The Federal Motor Carrier Safety Administration (FMCSA) issued its long-awaited final rule on changes to driver hours-of-service (HOS) regulations today with four key provisions it asserts will increase driver flexibility and generate $274 million in cost savings for the U.S. economy.
"The Department of Transportation and the Trump Administration listened directly to the concerns of truckers seeking rules that are safer and have more flexibility – and we have acted," said FMCSA Acting Administrator Jim Mullen. "These updated hours of service rules are based on the thousands of comments we received from the American people.
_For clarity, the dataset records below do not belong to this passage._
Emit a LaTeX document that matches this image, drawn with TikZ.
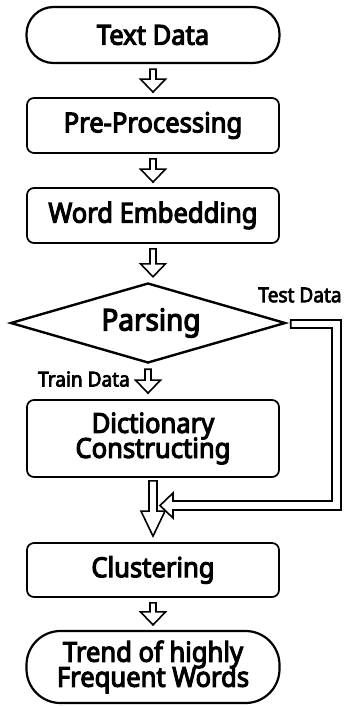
\documentclass[tikz,border=0pt]{standalone}
\usepackage{fontspec}
\setmainfont{Noto Sans}
\newfontfamily\labelfont{Noto Sans}[FakeBold=4, FakeStretch=0.93]
\newfontfamily\smalllabelfont{Noto Sans}[FakeBold=3.5, FakeStretch=0.93]
\usetikzlibrary{shapes.geometric,calc}
\tikzset{
  stadium/.style={draw, line width=2.2pt, rounded corners=27pt, minimum width=253pt, minimum height=56pt, inner sep=0pt, align=center},
  procbox/.style={draw, line width=1.7pt, rounded corners=7pt, minimum width=252pt, minimum height=55pt, inner sep=0pt, align=center},
  decision/.style={draw, line width=2.4pt, diamond, aspect=3.4, minimum width=275pt, minimum height=80pt, inner sep=0pt},
  hollow/.style={draw, line width=1.6pt, fill=white, line join=miter},
  mainlabel/.style={font=\labelfont\fontsize{27.5}{29}\selectfont},
  sidelabel/.style={font=\smalllabelfont\fontsize{20.5}{22}\selectfont, inner sep=0pt},
}
% hollow block arrow from the bottom of #1 down to the top of #2
\newcommand\blockdown[2]{%
  \draw[hollow] let \p1=($(#1.south)+(0,5)$), \p2=($(#2.north)+(0,-5)$) in
    (\x1-3pt,\y1) -- (\x1-3pt,\y2+13pt) -- (\x1-12.5pt,\y2+13pt) -- (\x1,\y2)
    -- (\x1+12.5pt,\y2+13pt) -- (\x1+3pt,\y2+13pt) -- (\x1+3pt,\y1) -- cycle;}
\begin{document}
\begin{tikzpicture}[x=1pt,y=-1pt]
\useasboundingbox (0,0) rectangle (347,706);
\node[stadium, mainlabel] (text) at (153,35) {Text Data};
\node[procbox, mainlabel] (pre) at (153,125.5) {Pre-Processing};
\node[procbox, mainlabel] (emb) at (153,215.5) {Word Embedding};
\node[decision] (parse) at (148,323) {};
\node[font=\labelfont\fontsize{30}{32}\selectfont] (parsetext) at (151,323) {Parsing};
\node[procbox, mainlabel, minimum height=77pt] (dict) at (153,438.5) {Dictionary\\[-4pt]Constructing};
\node[procbox, mainlabel, minimum height=54pt] (clu) at (153,570) {Clustering};
\node[stadium, mainlabel, minimum height=72pt, rounded corners=34pt] (trend) at (153,667) {Trend of highly\\[-4pt]Frequent Words};
\node[sidelabel] (test) at (300,295) {Test Data};
\node[sidelabel] (train) at (84,379) {Train Data};

\blockdown{text}{pre}
\blockdown{pre}{emb}
\blockdown{emb}{parse}
\draw[hollow] let \p1=($(parse.south)+(0,5)$), \p2=($(dict.north)+(0,-6)$) in
    (\x1-3pt,\y1) -- (\x1-3pt,\y2+13pt) -- (\x1-12.5pt,\y2+13pt) -- (\x1,\y2)
    -- (\x1+12.5pt,\y2+13pt) -- (\x1+3pt,\y2+13pt) -- (\x1+3pt,\y1) -- cycle;
\blockdown{clu}{trend}
% wide arrow from the dictionary down to clustering
\draw[hollow] let \p1=($(dict.south)+(0,3)$), \p2=($(clu.north)+(0,-6)$) in
    (\x1-4pt,\y1) -- (\x1-4pt,\y2+25pt) -- (\x1-12pt,\y2+25pt) -- (\x1,\y2)
    -- (\x1+12pt,\y2+25pt) -- (\x1+4pt,\y2+25pt) -- (\x1+4pt,\y1) -- cycle;
% test data route from the decision into the wide arrow
\coordinate (bend1) at (336.5,324);
\coordinate (bend2) at (336.5,505.5);
\coordinate (join) at (160,505.5);
\draw[hollow] let \p1=(parse.east), \p2=(bend1), \p3=(bend2), \p4=(join) in
    (\x1+4pt,\y2+4pt) -- (\x2+4.5pt,\y2+4pt) -- (\x2+4.5pt,\y3-4.5pt)
    -- (\x4+13pt,\y3-4.5pt) -- (\x4+13pt,\y3-12.5pt) -- (\x4,\y3)
    -- (\x4+13pt,\y3+12.5pt) -- (\x4+13pt,\y3+4.5pt) -- (\x2-4.5pt,\y3+4.5pt)
    -- (\x2-4.5pt,\y2-4pt) -- (\x1+4pt,\y2-4pt) -- cycle;
\end{tikzpicture}
\end{document}
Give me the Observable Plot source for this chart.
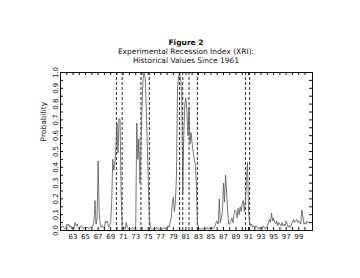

These reforms will improve safety on America's roadways and strengthen the nation's motor carrier industry."
FMCSA's final rule generated over 8,000 comments while it was being considered as a preliminary proposal and an official Notice of Proposed Rulemaking (NPRM). The final rule makes the following changes to the existing HOS rules:
- Increase safety and flexibility for the 30-minute break rule by requiring a break after 8 hours of consecutive driving and allowing the break to be satisfied by a driver using on-duty, not driving status, rather than off-duty status.
- Modify the sleeper-berth exception to allow drivers to split their required 10 hours off duty into two periods: an 8/2 split, or a 7/3 split. Neither period will count against the driver's 14‑hour driving window.
- Modify the adverse driving conditions exception by extending by two hours the maximum window during which driving is permitted.
- Change the short-haul exception available to certain commercial drivers by lengthening the drivers' maximum on‑duty period from 12 to 14 hours and extending the distance limit within which the driver may operate from 100 air miles to 150 air miles.
Left out of the final rule was a provision that FMCSA had been considering in the NPRM. It was a provision that would have allowed one off-duty break of at least 30 minutes, but not more than three hours, that would pause a truck driver's 14-hour driving window provided the driver takes 10 consecutive hours off-duty at the end of the work shift.
The 230-page final rule is scheduled to go into effect 120 days after it is published in the Federal Register. However, road safety advocates have vowed to challenge the FMCSA's changes in federal court, which could effectively delay rollout of the changes.